Items listed in a dataset
════════════════
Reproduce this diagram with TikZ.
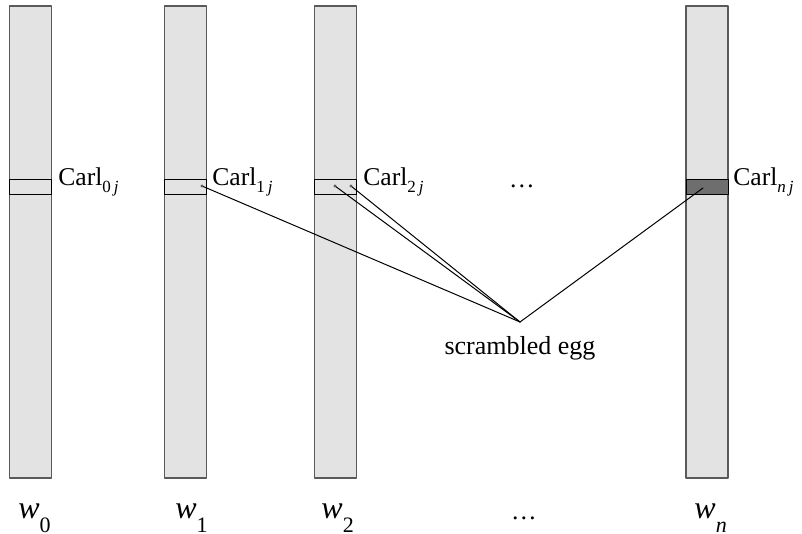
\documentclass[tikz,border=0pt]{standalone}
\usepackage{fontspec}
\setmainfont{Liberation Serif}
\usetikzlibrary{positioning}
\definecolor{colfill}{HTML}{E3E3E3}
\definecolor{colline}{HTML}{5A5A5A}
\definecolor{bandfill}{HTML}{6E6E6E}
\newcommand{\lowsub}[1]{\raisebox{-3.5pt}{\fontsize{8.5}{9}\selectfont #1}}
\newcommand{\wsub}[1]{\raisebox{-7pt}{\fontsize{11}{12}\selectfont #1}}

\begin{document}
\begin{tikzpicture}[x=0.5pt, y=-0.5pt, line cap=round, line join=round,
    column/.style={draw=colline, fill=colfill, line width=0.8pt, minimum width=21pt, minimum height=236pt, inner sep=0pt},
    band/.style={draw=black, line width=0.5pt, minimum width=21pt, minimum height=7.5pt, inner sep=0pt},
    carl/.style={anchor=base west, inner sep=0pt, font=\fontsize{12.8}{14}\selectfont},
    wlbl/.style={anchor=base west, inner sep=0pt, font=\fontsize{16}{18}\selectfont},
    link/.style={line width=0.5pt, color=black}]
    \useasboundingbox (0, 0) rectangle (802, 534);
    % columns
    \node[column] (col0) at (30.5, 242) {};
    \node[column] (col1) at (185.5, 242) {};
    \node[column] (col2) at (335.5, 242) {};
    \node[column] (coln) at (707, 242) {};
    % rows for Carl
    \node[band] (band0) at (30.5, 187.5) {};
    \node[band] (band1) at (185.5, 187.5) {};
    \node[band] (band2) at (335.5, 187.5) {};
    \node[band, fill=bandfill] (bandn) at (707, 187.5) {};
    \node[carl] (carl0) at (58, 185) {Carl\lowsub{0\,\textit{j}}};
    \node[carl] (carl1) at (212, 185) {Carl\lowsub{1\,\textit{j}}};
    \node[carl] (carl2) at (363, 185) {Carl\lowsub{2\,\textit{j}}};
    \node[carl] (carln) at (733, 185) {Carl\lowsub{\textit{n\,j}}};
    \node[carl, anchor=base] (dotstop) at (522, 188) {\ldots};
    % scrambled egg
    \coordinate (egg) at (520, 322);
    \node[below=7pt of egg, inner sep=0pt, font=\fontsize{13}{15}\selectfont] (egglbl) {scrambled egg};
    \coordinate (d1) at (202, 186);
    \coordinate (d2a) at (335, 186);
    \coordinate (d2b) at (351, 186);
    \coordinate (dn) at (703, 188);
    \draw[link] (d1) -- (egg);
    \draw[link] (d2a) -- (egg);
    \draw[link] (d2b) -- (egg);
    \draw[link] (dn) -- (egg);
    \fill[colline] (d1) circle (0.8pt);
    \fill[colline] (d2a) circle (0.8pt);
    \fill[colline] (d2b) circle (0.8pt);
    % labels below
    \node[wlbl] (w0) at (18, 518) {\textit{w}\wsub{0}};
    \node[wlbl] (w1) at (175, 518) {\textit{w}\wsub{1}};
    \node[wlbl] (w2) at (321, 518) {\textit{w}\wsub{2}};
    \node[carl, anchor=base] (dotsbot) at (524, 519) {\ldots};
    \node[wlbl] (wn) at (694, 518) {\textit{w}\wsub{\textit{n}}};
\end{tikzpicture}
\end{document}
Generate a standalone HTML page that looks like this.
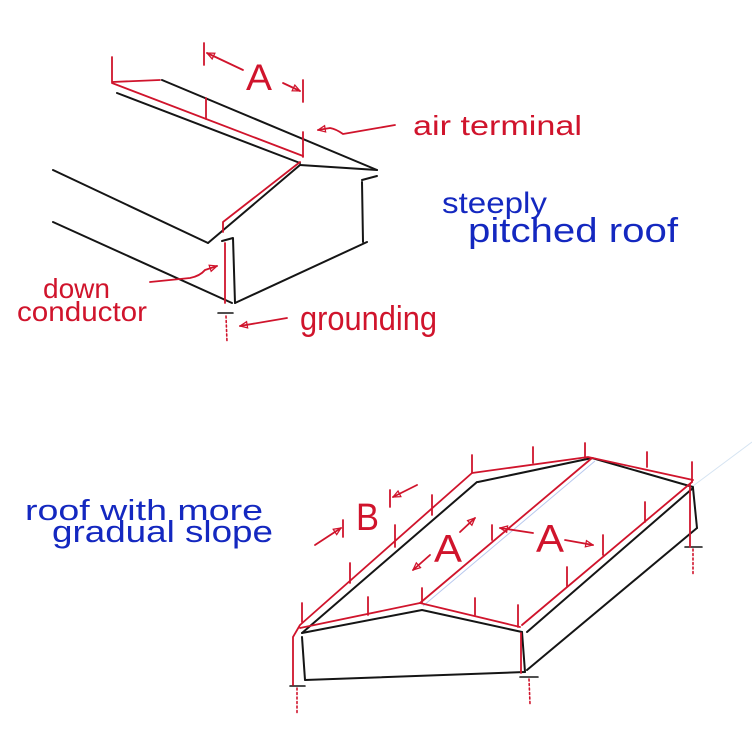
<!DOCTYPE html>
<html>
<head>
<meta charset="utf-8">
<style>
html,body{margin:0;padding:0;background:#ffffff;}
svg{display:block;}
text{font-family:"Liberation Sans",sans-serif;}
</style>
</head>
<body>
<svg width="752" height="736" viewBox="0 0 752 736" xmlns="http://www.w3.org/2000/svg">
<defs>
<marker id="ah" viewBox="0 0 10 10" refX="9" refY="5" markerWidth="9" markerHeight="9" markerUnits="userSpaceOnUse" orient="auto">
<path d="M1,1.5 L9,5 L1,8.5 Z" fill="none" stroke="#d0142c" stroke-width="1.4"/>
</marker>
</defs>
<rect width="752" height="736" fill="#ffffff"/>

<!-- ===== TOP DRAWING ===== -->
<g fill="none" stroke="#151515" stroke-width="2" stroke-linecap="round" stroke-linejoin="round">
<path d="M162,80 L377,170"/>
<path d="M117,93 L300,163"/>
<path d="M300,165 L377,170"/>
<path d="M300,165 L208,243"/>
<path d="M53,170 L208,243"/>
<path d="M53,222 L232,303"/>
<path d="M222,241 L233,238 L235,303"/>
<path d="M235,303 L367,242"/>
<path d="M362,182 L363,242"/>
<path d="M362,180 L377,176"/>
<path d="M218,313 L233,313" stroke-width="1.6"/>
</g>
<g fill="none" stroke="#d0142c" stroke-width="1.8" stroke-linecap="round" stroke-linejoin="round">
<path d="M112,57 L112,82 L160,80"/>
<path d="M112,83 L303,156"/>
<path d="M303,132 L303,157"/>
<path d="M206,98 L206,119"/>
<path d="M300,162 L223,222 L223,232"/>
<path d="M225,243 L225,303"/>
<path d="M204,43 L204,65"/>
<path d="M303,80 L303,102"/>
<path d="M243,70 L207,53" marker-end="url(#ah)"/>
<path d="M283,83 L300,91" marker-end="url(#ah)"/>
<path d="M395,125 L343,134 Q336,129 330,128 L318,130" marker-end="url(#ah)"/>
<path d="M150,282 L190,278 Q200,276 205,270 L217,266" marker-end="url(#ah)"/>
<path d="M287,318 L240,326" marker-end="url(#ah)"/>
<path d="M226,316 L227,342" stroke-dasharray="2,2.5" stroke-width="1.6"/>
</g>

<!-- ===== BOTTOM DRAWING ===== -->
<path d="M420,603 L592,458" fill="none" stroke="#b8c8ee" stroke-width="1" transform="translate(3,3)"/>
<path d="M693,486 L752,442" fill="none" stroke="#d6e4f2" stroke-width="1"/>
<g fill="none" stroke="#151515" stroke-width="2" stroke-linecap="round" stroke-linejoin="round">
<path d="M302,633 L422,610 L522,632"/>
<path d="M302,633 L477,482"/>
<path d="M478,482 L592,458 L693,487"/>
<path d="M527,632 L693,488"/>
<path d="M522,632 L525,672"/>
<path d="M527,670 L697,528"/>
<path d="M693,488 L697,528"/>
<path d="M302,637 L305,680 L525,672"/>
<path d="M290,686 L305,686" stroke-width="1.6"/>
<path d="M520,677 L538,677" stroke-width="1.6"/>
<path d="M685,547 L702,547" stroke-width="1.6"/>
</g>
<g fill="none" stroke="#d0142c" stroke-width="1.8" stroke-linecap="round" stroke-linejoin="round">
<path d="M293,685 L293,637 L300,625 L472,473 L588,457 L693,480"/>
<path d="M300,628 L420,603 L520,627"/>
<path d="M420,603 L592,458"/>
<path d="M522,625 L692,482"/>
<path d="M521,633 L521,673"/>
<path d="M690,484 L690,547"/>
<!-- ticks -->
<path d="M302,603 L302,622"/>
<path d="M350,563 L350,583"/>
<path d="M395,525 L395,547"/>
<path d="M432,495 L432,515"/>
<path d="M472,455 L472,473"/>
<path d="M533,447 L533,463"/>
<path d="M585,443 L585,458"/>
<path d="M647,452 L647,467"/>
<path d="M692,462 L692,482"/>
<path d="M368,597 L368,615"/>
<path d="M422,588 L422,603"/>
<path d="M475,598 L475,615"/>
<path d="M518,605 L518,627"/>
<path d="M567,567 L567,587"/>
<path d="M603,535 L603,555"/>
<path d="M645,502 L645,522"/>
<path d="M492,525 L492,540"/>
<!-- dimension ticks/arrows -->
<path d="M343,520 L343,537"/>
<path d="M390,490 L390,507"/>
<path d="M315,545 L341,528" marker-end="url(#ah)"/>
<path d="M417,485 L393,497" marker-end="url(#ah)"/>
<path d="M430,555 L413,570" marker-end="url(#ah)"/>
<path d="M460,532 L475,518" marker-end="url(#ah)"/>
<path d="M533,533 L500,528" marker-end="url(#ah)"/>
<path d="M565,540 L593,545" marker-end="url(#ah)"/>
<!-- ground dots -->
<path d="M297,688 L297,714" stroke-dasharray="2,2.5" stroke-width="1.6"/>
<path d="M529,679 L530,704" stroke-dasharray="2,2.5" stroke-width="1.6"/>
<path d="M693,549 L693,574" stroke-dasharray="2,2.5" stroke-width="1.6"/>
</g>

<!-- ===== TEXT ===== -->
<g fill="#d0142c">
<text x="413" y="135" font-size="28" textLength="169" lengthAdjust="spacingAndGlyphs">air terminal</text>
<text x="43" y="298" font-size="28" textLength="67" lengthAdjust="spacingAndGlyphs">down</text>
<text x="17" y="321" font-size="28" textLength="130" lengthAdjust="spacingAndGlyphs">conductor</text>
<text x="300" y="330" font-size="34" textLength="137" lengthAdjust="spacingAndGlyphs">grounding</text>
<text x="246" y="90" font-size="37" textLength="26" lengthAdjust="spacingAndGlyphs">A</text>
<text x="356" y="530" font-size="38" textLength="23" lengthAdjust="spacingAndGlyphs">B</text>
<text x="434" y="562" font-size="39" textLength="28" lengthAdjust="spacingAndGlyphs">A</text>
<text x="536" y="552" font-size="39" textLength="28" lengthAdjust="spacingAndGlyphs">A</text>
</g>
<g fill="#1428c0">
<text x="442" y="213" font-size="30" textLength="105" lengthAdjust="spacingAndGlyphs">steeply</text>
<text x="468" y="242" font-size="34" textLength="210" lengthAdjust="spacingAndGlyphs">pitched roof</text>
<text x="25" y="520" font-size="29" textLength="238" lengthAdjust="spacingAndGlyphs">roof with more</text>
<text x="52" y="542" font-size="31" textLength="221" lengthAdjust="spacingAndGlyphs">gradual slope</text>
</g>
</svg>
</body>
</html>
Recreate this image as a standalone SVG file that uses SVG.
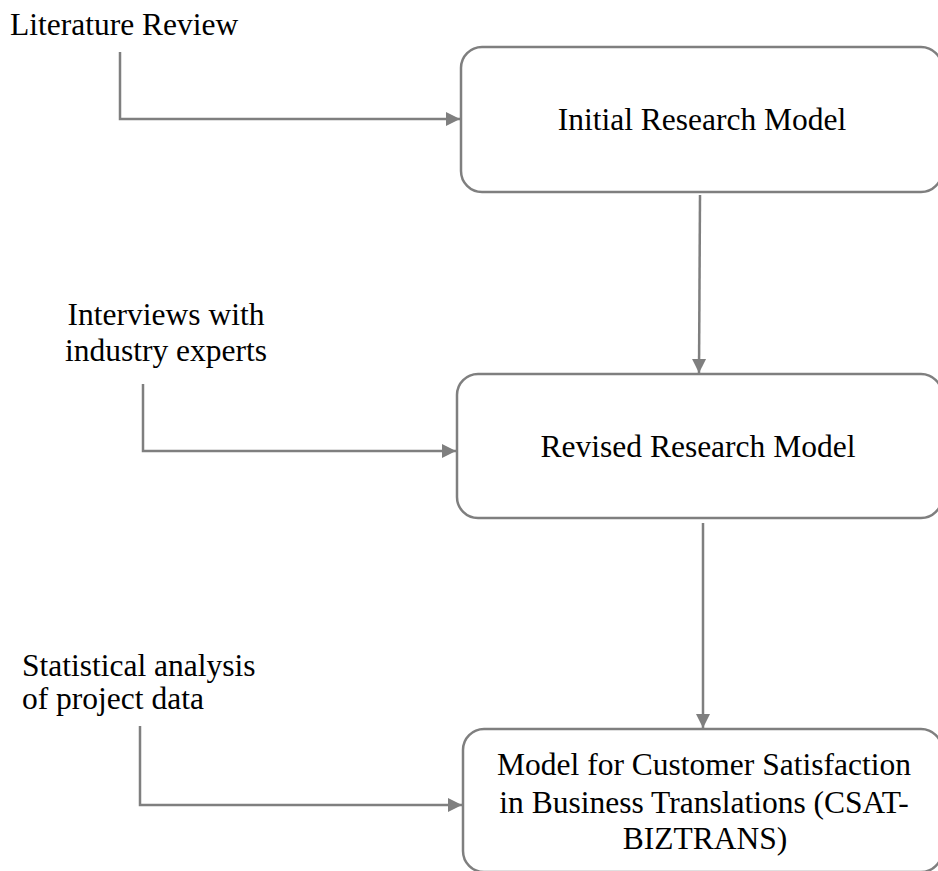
════════════════
▸ **BRIEF**
Extract all lines from the material above that include the word "with".

▸ **SOLVED EXERCISE**
Reproduce this diagram with TikZ.
<text x="25" y="520" font-size="29" textLength="238" lengthAdjust="spacingAndGlyphs">roof with more</text>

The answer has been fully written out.